NEW WESTMINSTER, B.C. - A Vancouver cop says Robert Pickton's brother is not a suspect in connection with the disappearance of women from Vancouver.
Under questioning by a Crown prosecutor Monday afternoon, Det. Const. Mike McDonald said there is no evidence linking Dave Pickton to crimes relating to the missing women.
McDonald testified under cross-examination last week that police were continuing to investigate whether Dave was involved in the more than 60 cases of women missing from the Downtown Eastside. However, Monday he said on the stand that Dave Pickton is not a suspect in the murders.
Robert Pickton, 57, has been charged with the deaths of 26 women and is currently on trial on six charges.
Remains of a number of the women were found on the Pickton farm in suburban Port Coquitlam, where both brothers had lived.

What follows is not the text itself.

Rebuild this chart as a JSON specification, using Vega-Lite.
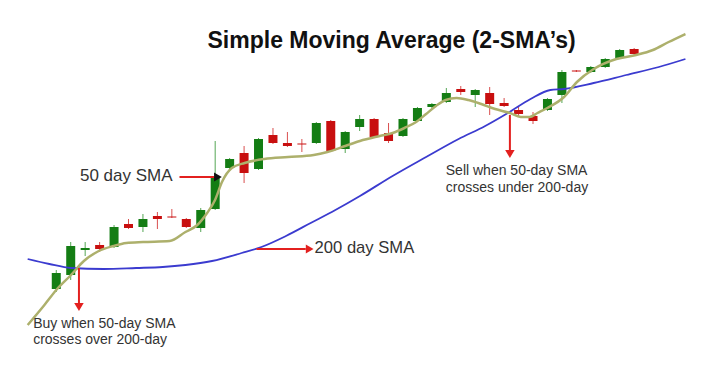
{
  "$schema": "https://vega.github.io/schema/vega-lite/v6.json",
  "width": 720,
  "height": 366,
  "autosize": {"type": "fit", "contains": "padding"},
  "padding": 0,
  "background": "white",
  "config": {"view": {"stroke": null}},
  "datasets": {
    "candles": [
      {"day":1,"open":77,"close":93,"high":96,"low":74},
      {"day":2,"open":91,"close":120,"high":124,"low":86},
      {"day":3,"open":116,"close":118,"high":124,"low":110},
      {"day":4,"open":121,"close":117,"high":124,"low":114},
      {"day":5,"open":119,"close":139,"high":141,"low":118},
      {"day":6,"open":142,"close":138,"high":147,"low":137},
      {"day":7,"open":139,"close":147,"high":152,"low":134},
      {"day":8,"open":150,"close":147,"high":154,"low":137},
      {"day":9,"open":149.5,"close":148.5,"high":157,"low":148},
      {"day":10,"open":147,"close":139,"high":148,"low":138},
      {"day":11,"open":138,"close":156,"high":158,"low":134},
      {"day":12,"open":157,"close":189,"high":225,"low":156},
      {"day":13,"open":198,"close":207,"high":208,"low":195},
      {"day":14,"open":213,"close":193,"high":220,"low":183},
      {"day":15,"open":197,"close":227,"high":228,"low":196},
      {"day":16,"open":231,"close":223,"high":238,"low":222},
      {"day":17,"open":223,"close":220,"high":234,"low":219},
      {"day":18,"open":222.5,"close":221.5,"high":227,"low":214},
      {"day":19,"open":223,"close":243,"high":244,"low":222},
      {"day":20,"open":245,"close":215,"high":246,"low":214},
      {"day":21,"open":217,"close":234,"high":235,"low":213},
      {"day":22,"open":239,"close":247,"high":251,"low":235},
      {"day":23,"open":247,"close":229,"high":248,"low":228},
      {"day":24,"open":233,"close":225,"high":243,"low":223},
      {"day":25,"open":230,"close":247,"high":248,"low":229},
      {"day":26,"open":245,"close":258,"high":259,"low":244},
      {"day":27,"open":259,"close":262,"high":263,"low":256},
      {"day":28,"open":264,"close":273,"high":278,"low":263},
      {"day":29,"open":277,"close":274,"high":280,"low":271},
      {"day":30,"open":271,"close":276,"high":277,"low":259},
      {"day":31,"open":273,"close":262,"high":279,"low":251},
      {"day":32,"open":263,"close":260,"high":268,"low":259},
      {"day":33,"open":256,"close":252,"high":260,"low":250},
      {"day":34,"open":250,"close":245,"high":254,"low":242},
      {"day":35,"open":256,"close":267,"high":268,"low":255},
      {"day":36,"open":271,"close":294,"high":296,"low":263},
      {"day":37,"open":295.5,"close":294.5,"high":296,"low":294},
      {"day":38,"open":294,"close":299,"high":300,"low":293},
      {"day":39,"open":299,"close":307,"high":308,"low":298},
      {"day":40,"open":308,"close":316,"high":317,"low":307},
      {"day":41,"open":317,"close":312,"high":318,"low":311}
    ],
    "sma50": [
      {"day":-0.98,"price":41},{"day":0.18,"price":61},{"day":1.0,"price":76},{"day":2.02,"price":91},
      {"day":2.91,"price":105},{"day":3.94,"price":115},{"day":4.96,"price":120},{"day":5.85,"price":123},
      {"day":7.01,"price":124},{"day":8.85,"price":125},{"day":9.94,"price":134},{"day":10.76,"price":141},
      {"day":11.44,"price":153},{"day":11.99,"price":166},{"day":12.47,"price":184},{"day":13.15,"price":198},
      {"day":14.04,"price":203},{"day":15.40,"price":207},{"day":17.04,"price":209},{"day":18.82,"price":211},
      {"day":19.77,"price":214},{"day":21.00,"price":220},{"day":22.02,"price":225},{"day":23.39,"price":230},
      {"day":24.28,"price":233},{"day":25.10,"price":238},{"day":25.91,"price":244},{"day":26.60,"price":252},
      {"day":27.28,"price":260},{"day":27.96,"price":266},{"day":28.71,"price":268},{"day":29.53,"price":266},
      {"day":30.42,"price":262},{"day":31.38,"price":257},{"day":32.40,"price":253},{"day":33.15,"price":249},
      {"day":33.76,"price":249},{"day":34.31,"price":253},{"day":34.99,"price":258},{"day":36.15,"price":269},
      {"day":37.04,"price":284},{"day":38.20,"price":297},{"day":39.77,"price":307},{"day":41.14,"price":311},
      {"day":42.30,"price":316},{"day":43.39,"price":324},{"day":44.55,"price":332}
    ],
    "sma200": [
      {"day":-0.98,"price":107},{"day":0.52,"price":102},{"day":2.02,"price":98},{"day":4.28,"price":97},
      {"day":6.53,"price":98},{"day":8.37,"price":99},{"day":9.94,"price":101},{"day":11.78,"price":105},
      {"day":13.83,"price":113},{"day":15.20,"price":119},{"day":16.90,"price":130},{"day":18.61,"price":143},
      {"day":20.32,"price":156},{"day":22.02,"price":170},{"day":24.28,"price":190},{"day":26.60,"price":209},
      {"day":28.85,"price":227},{"day":30.69,"price":240},{"day":32.26,"price":253},{"day":33.83,"price":267},
      {"day":35.20,"price":276},{"day":36.15,"price":277},{"day":38.20,"price":283},{"day":40.45,"price":291},
      {"day":42.71,"price":299},{"day":44.55,"price":307}
    ]
  },
  "layer": [
    {
      "data": {"name": "candles"},
      "mark": {"type": "rule", "strokeWidth": 1, "opacity": 0.75},
      "encoding": {
        "x": {"field": "day", "type": "quantitative", "scale": {"domain": [-2.549, 46.597], "nice": false, "zero": false}, "axis": null},
        "y": {"field": "low", "type": "quantitative", "scale": {"domain": [0, 366], "nice": false, "zero": false}, "axis": null},
        "y2": {"field": "high"},
        "color": {"condition": {"test": "datum.close >= datum.open", "value": "#1c8a1c"}, "value": "#cc1414"}
      }
    },
    {
      "data": {"name": "candles"},
      "mark": {"type": "bar", "size": 9},
      "encoding": {
        "x": {"field": "day", "type": "quantitative", "axis": null},
        "y": {"field": "open", "type": "quantitative", "axis": null},
        "y2": {"field": "close"},
        "color": {"condition": {"test": "datum.close >= datum.open", "value": "#147d14"}, "value": "#c80f0f"}
      }
    },
    {
      "data": {"name": "sma200"},
      "mark": {"type": "line", "color": "#3b3bcf", "strokeWidth": 1.8, "interpolate": "monotone"},
      "encoding": {
        "x": {"field": "day", "type": "quantitative", "axis": null},
        "y": {"field": "price", "type": "quantitative", "axis": null}
      }
    },
    {
      "data": {"name": "sma50"},
      "mark": {"type": "line", "color": "#adb06c", "strokeWidth": 2.5, "interpolate": "monotone"},
      "encoding": {
        "x": {"field": "day", "type": "quantitative", "axis": null},
        "y": {"field": "price", "type": "quantitative", "axis": null}
      }
    },
    {
      "data": {"values": [
        {"x": 9.53, "x2": 11.92, "y": 189, "y2": 189},
        {"x": 14.86, "x2": 18.27, "y": 117, "y2": 117},
        {"x": 2.57, "x2": 2.57, "y": 98, "y2": 63},
        {"x": 32.40, "x2": 32.40, "y": 251, "y2": 216}
      ]},
      "mark": {"type": "rule", "color": "#e3201f", "strokeWidth": 2},
      "encoding": {
        "x": {"field": "x", "type": "quantitative", "axis": null},
        "x2": {"field": "x2"},
        "y": {"field": "y", "type": "quantitative", "axis": null},
        "y2": {"field": "y2"}
      }
    },
    {
      "data": {"values": [{"x": 12.19, "y": 189}]},
      "mark": {"type": "point", "shape": "triangle-right", "filled": true, "size": 80, "color": "#111111", "opacity": 1},
      "encoding": {
        "x": {"field": "x", "type": "quantitative", "axis": null},
        "y": {"field": "y", "type": "quantitative", "axis": null}
      }
    },
    {
      "data": {"values": [{"x": 18.54, "y": 117}]},
      "mark": {"type": "point", "shape": "triangle-right", "filled": true, "size": 80, "color": "#e3201f", "opacity": 1},
      "encoding": {
        "x": {"field": "x", "type": "quantitative", "axis": null},
        "y": {"field": "y", "type": "quantitative", "axis": null}
      }
    },
    {
      "data": {"values": [{"x": 2.57, "y": 59}, {"x": 32.40, "y": 212}]},
      "mark": {"type": "point", "shape": "triangle-down", "filled": true, "size": 90, "color": "#e3201f", "opacity": 1},
      "encoding": {
        "x": {"field": "x", "type": "quantitative", "axis": null},
        "y": {"field": "y", "type": "quantitative", "axis": null}
      }
    },
    {
      "data": {"values": [
        {"x": 9.05, "y": 190, "label": "50 day SMA"}
      ]},
      "mark": {"type": "text", "align": "right", "baseline": "middle", "font": "Liberation Sans", "fontSize": 17, "color": "#333333"},
      "encoding": {
        "x": {"field": "x", "type": "quantitative", "axis": null},
        "y": {"field": "y", "type": "quantitative", "axis": null},
        "text": {"field": "label"}
      }
    },
    {
      "data": {"values": [
        {"x": 18.88, "y": 118, "label": "200 day SMA"}
      ]},
      "mark": {"type": "text", "align": "left", "baseline": "middle", "font": "Liberation Sans", "fontSize": 16.6, "color": "#333333"},
      "encoding": {
        "x": {"field": "x", "type": "quantitative", "axis": null},
        "y": {"field": "y", "type": "quantitative", "axis": null},
        "text": {"field": "label"}
      }
    },
    {
      "data": {"values": [
        {"x": -0.6, "y": 42, "label": "Buy when 50-day SMA"},
        {"x": -0.6, "y": 26, "label": "crosses over 200-day"},
        {"x": 27.96, "y": 195, "label": "Sell when 50-day SMA"},
        {"x": 27.96, "y": 178, "label": "crosses under 200-day"}
      ]},
      "mark": {"type": "text", "align": "left", "baseline": "middle", "font": "Liberation Sans", "fontSize": 14, "color": "#333333"},
      "encoding": {
        "x": {"field": "x", "type": "quantitative", "axis": null},
        "y": {"field": "y", "type": "quantitative", "axis": null},
        "text": {"field": "label"}
      }
    },
    {
      "data": {"values": [
        {"x": 24.21, "y": 325, "label": "Simple Moving Average (2-SMA’s)"}
      ]},
      "mark": {"type": "text", "align": "center", "baseline": "middle", "font": "Liberation Sans", "fontSize": 23, "fontWeight": "bold", "color": "#111111"},
      "encoding": {
        "x": {"field": "x", "type": "quantitative", "axis": null},
        "y": {"field": "y", "type": "quantitative", "axis": null},
        "text": {"field": "label"}
      }
    }
  ]
}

Earlier Monday, McDonald testified that police investigating the missing women went as far as trying to get information out of Robert Pickton's clergy.

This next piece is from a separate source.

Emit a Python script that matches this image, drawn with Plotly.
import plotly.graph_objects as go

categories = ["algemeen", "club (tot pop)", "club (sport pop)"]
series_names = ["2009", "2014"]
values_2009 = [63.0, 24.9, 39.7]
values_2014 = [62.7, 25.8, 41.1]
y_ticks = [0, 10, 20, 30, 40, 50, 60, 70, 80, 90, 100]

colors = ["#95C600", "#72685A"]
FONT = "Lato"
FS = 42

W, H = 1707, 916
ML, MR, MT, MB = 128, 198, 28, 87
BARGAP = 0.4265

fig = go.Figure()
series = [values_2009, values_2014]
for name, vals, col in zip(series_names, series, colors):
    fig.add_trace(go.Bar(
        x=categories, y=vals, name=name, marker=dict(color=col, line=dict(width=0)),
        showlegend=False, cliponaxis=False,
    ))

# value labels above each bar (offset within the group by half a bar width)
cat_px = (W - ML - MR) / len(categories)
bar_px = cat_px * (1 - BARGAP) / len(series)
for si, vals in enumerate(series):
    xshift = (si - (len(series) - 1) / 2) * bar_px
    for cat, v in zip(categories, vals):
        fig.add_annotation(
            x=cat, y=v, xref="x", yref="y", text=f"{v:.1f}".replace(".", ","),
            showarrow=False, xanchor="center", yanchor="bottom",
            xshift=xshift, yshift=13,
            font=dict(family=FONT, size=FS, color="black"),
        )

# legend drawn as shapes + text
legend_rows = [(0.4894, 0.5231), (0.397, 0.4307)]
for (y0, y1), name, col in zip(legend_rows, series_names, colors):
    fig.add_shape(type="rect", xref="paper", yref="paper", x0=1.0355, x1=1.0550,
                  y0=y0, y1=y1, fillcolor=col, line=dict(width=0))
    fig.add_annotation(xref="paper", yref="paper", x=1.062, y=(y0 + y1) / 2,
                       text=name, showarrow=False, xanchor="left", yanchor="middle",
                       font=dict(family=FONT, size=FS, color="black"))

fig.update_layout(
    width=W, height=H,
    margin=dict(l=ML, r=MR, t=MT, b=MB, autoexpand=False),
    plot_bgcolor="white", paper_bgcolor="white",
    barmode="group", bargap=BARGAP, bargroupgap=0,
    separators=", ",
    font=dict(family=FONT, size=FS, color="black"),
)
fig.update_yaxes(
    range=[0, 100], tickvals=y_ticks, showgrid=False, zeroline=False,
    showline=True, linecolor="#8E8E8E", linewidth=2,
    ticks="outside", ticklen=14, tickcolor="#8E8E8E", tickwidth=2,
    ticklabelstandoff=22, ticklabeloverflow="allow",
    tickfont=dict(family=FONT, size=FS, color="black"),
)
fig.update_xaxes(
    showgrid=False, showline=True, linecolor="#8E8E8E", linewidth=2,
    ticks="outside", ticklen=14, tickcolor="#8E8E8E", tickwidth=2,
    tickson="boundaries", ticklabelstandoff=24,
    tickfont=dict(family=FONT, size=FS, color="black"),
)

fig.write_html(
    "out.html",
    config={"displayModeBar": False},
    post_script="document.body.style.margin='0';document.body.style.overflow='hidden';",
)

He said he reached out to chaplains at the North Fraser Pretrial Centre where Pickton was awaiting the start of his trial.
Defence lawyer Richard Brooks asked McDonald about the nature of his conversations with the two chaplains, one of whom was Harold Krahn.

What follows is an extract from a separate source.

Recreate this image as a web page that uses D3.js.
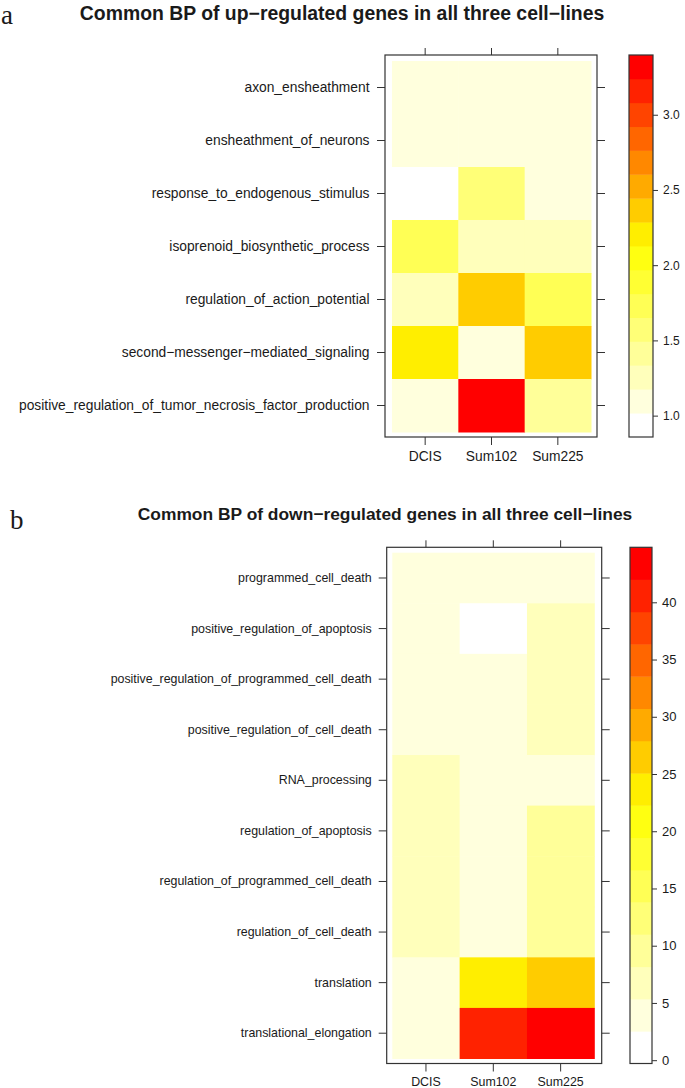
<!DOCTYPE html>
<html><head><meta charset="utf-8">
<script src="https://cdn.jsdelivr.net/npm/d3@7"></script>
<style>
body{margin:0;background:#fff;}
svg{display:block;}
text{font-family:"Liberation Sans",Arial,Helvetica,sans-serif;fill:#1a1a1a;}
</style></head>
<body>
<svg id="chart" width="685" height="1088"></svg>
<script>
// ---------- Data: panel a (up-regulated) ----------
const cellLines = ["DCIS", "Sum102", "Sum225"];
const termsA = [
  "axon_ensheathment",
  "ensheathment_of_neurons",
  "response_to_endogenous_stimulus",
  "isoprenoid_biosynthetic_process",
  "regulation_of_action_potential",
  "second\u2212messenger\u2212mediated_signaling",
  "positive_regulation_of_tumor_necrosis_factor_production"
];
const dcisA   = [1.10, 1.10, 0.941, 1.75, 1.24, 2.20, 1.07];
const sum102A = [1.10, 1.10, 1.58, 1.25, 2.37, 1.08, 3.314];
const sum225A = [1.10, 1.10, 1.06, 1.25, 1.75, 2.36, 1.40];
const ticksA  = [1.0, 1.5, 2.0, 2.5, 3.0];

// ---------- Data: panel b (down-regulated) ----------
const termsB = [
  "programmed_cell_death",
  "positive_regulation_of_apoptosis",
  "positive_regulation_of_programmed_cell_death",
  "positive_regulation_of_cell_death",
  "RNA_processing",
  "regulation_of_apoptosis",
  "regulation_of_programmed_cell_death",
  "regulation_of_cell_death",
  "translation",
  "translational_elongation"
];
const dcisB   = [4.0, 4.0, 4.0, 4.0, 6.5, 6.5, 6.5, 6.5, 3.3, 3.3];
const sum102B = [4.0, 1.185, 3.8, 3.8, 3.6, 3.6, 3.6, 3.6, 23.6, 40.5];
const sum225B = [3.6, 7.0, 7.0, 7.0, 3.6, 9.5, 9.5, 9.5, 26.5, 43.33];
const ticksB  = [0, 5, 10, 15, 20, 25, 30, 35, 40];

// 16 colour levels: white -> yellow -> red
const nLevels = 16;
const ramp = d3.piecewise(d3.interpolateRgb, ["#ffffff", "#ffff00", "#ff0000"]);
const palette = d3.range(nLevels).map(k => ramp(k / (nLevels - 1)));

const svg = d3.select("#chart");

function drawPanel(o) {
  const g = svg.append("g");
  const rows = o.terms.map((t, i) => ({term: t, vals: [o.dcis[i], o.s102[i], o.s225[i]]}));
  const all = rows.flatMap(r => r.vals);
  const [mn, mx] = d3.extent(all);
  const pad = 0.035 * (mx - mn);
  const lo = mn - pad, hi = mx + pad;
  const breaks = d3.range(nLevels + 1).map(k => lo + k * (hi - lo) / nLevels);
  const color = d3.scaleQuantize().domain([lo, hi]).range(palette);

  const x = d3.scaleBand().domain(cellLines).range([o.cx0, o.cx1]).padding(0);
  const y = d3.scaleBand().domain(o.terms).range([o.cy0, o.cy1]).padding(0);

  // cells
  const cells = [];
  rows.forEach(r => r.vals.forEach((v, j) => cells.push({term: r.term, col: cellLines[j], v})));
  g.selectAll("rect.cell").data(cells).join("rect")
    .attr("class", "cell")
    .attr("x", d => x(d.col)).attr("y", d => y(d.term))
    .attr("width", x.bandwidth() + 0.5).attr("height", y.bandwidth() + 0.5)
    .attr("fill", d => color(d.v));

  // axes
  const tickCol = "#333";
  const styleAxis = sel => {
    sel.select(".domain").remove();
    sel.selectAll(".tick line").attr("stroke", tickCol);
    sel.selectAll(".tick text").attr("fill", "#1a1a1a").style("font-family", "Liberation Sans, Arial, sans-serif");
  };
  g.append("g").attr("transform", `translate(${o.fx0},0)`)
    .call(d3.axisLeft(y).tickSize(8).tickPadding(o.labPad))
    .call(styleAxis).selectAll("text").style("font-size", o.labelSize + "px");
  g.append("g").attr("transform", `translate(${o.fx1},0)`)
    .call(d3.axisRight(y).tickSize(8).tickFormat(""))
    .call(styleAxis);
  g.append("g").attr("transform", `translate(0,${o.fy0})`)
    .call(d3.axisTop(x).tickSize(7).tickFormat(""))
    .call(styleAxis);
  g.append("g").attr("transform", `translate(0,${o.fy1})`)
    .call(d3.axisBottom(x).tickSize(8).tickPadding(6))
    .call(styleAxis).selectAll("text").style("font-size", o.labelSize + "px");

  // frame
  g.append("rect")
    .attr("x", o.fx0).attr("y", o.fy0)
    .attr("width", o.fx1 - o.fx0).attr("height", o.fy1 - o.fy0)
    .attr("fill", "none").attr("stroke", "#333").attr("stroke-width", 1.2);

  // colour key
  const ky = d3.scaleLinear().domain([lo, hi]).range([o.fy1, o.fy0]);
  const bands = d3.range(nLevels).map(k => ({a: breaks[k], b: breaks[k + 1], c: palette[k]}));
  g.selectAll("rect.key").data(bands).join("rect")
    .attr("class", "key")
    .attr("x", o.kx0).attr("width", o.kx1 - o.kx0)
    .attr("y", d => ky(d.b)).attr("height", d => ky(d.a) - ky(d.b) + 0.4)
    .attr("fill", d => d.c);
  g.append("rect")
    .attr("x", o.kx0).attr("y", o.fy0)
    .attr("width", o.kx1 - o.kx0).attr("height", o.fy1 - o.fy0)
    .attr("fill", "none").attr("stroke", "#333").attr("stroke-width", 1.2);
  g.append("g").attr("transform", `translate(${o.kx1},0)`)
    .call(d3.axisRight(ky).tickValues(o.ticks).tickSize(5).tickPadding(5).tickFormat(o.fmt))
    .call(styleAxis).selectAll("text").style("font-size", o.keySize + "px");

  // title and panel letter
  svg.append("text").attr("x", o.titleX).attr("y", o.titleY)
    .attr("text-anchor", "middle")
    .style("font-weight", "bold").style("font-size", o.titleSize + "px")
    .text(o.title);
  svg.append("text").attr("x", o.letterX).attr("y", o.letterY)
    .style("font-family", "Liberation Serif, Times New Roman, serif")
    .style("font-size", "27px")
    .text(o.letter);
}

drawPanel({
  terms: termsA, dcis: dcisA, s102: sum102A, s225: sum225A, ticks: ticksA,
  fmt: d3.format(".1f"),
  cx0: 392, cx1: 591, cy0: 61, cy1: 432,
  fx0: 385, fx1: 597, fy0: 55, fy1: 437,
  kx0: 629, kx1: 653,
  labelSize: 13.8, labPad: 7.5, keySize: 12,
  title: "Common BP of up\u2212regulated genes in all three cell\u2212lines",
  titleX: 342, titleY: 20, titleSize: 19.4,
  letter: "a", letterX: 1, letterY: 24
});

drawPanel({
  terms: termsB, dcis: dcisB, s102: sum102B, s225: sum225B, ticks: ticksB,
  fmt: d3.format("d"),
  cx0: 392.3, cx1: 594.3, cy0: 552.7, cy1: 1058.5,
  fx0: 386.7, fx1: 601.7, fy0: 547.3, fy1: 1063.5,
  kx0: 630, kx1: 652,
  labelSize: 12.4, labPad: 7, keySize: 13,
  title: "Common BP of down\u2212regulated genes in all three cell\u2212lines",
  titleX: 385, titleY: 520, titleSize: 17.4,
  letter: "b", letterX: 10, letterY: 529
});
</script>
</body></html>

"You asked Mr. Krahn if Mr. Pickton had talked to him about anything to do with this case?'' Brooks asked.
"I'm not sure if I asked that or if that's what was volunteered by Mr. Krahn,'' McDonald replied.
"So how did it work, you just phoned Mr. Krahn and you just held the phone while he just talked away, you didn't ask him any questions about his conversations with Mr. Pickton?'' Brooks said.
McDonald said he may have asked the chaplain questions that prompted him to talk for a period of time.
Jurors also heard that Krahn told McDonald that Robert Pickton's spirits were good in the days leading up to the preliminary hearing in the case.
McDonald also learned that Pickton had put an agricultural course he was taking into hiatus for the start of the proceedings.
The last time McDonald spoke to Krahn, jurors heard, was April 2006.
Other names
A number of names surfaced Monday as Pickton's defence team continued to raise the issue of other people being examined by police in connection with missing women.
In addition to Pickton, his brother Dave, Pat Casanova and Scott Chubb were also included in photo lineups being shown to people brought in for questioning in the case.
Jurors earlier heard that Casanova was arrested, though never charged, in connection with the investigation.
McDonald also testified that he went to Casanova's home to get a DNA sample, which he ended up taking from his son.
Chubb was the police informant whose information about guns on the Pickton property led to the initial search that culminated in the trial now underway.
Another associate of Pickton's, Andrew Bellwood, was also placed under surveillance, McDonald testified.
Jurors have heard portions of an interview that Bellwood gave police, in which he described how Pickton once told him he killed women from behind, bled them and fed them to his pigs.
Bellwood was among the six other persons of interest in the case whose names the defence tossed out in court on Monday.
There were others, the defence suggested, but McDonald couldn't tell the court who they were.
Jurors heard that many of the notes he took while investigating the case remained silent on specific names and details or in some cases blacked out by police.
Twice on Monday, Justice James Williams interrupted the defence's cross-examination to ascertain where Brooks' line of questioning was headed.
At one point, Williams sent the jury out of the room to clarify the matter with counsel.
In the second instance he reminded Brooks that it is often difficult for the men and women of the jury to stay abreast of testimony in the case.
Monday marked the start of the seventh week of the Pickton trial.